- AP Photo/Nam Y. Huh
- Edwin Jackson perseveres in his thrilling quest to lose 20 games.
Bill McClellan is a Cubs fan from Chicago who happens to live in Saint Louis. This makes him at best an outsider, at worst an unfathomable alien, a status that perfectly suits the vocation of newspaper columnist, which McClellan happens to be at the Post-Dispatch. I think he’s about the best there is.
This weekend finds his Cubs in Saint Louis to wrap up their season with three games against the Cardinals. The question for the Cubs is how close they will come to losing a hundred games. The question for the Cardinals is whether they’ll win their second World Series in three years.
“Being a Cubs fan in Saint Louis is almost like being the alcoholic uncle at a family reunion—most people tolerate me, some are even amused,” McClellan once told me. “I suspect it might be different if the Cubs were more successful. People here love the Cardinals, and if the Cubs were constantly beating them, the fans here would be less tolerant of me, I think.”

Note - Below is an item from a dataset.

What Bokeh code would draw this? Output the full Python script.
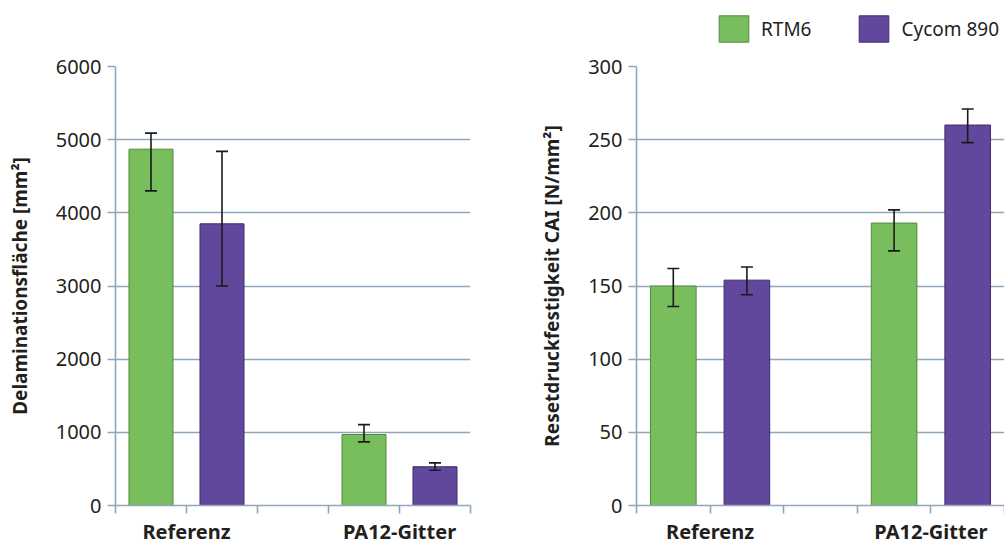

In Friday’s paper, McClellan reviews the Cubs’ season for the benefit of his Saint Louis readers, who he safely assumes paid less attention than they might have to the Cubs’ thrilling battle with Milwaukee for fourth place in the NL Central Division and to Edwin Jackson’s quest to lose 20 games.
It’s a fine piece of writing, so I’m bringing it to your attention. For Cubs fans basking in their sweet collective misery in Chicago, there is always next year. For McClellan, going it alone among the enemy, there is always his column.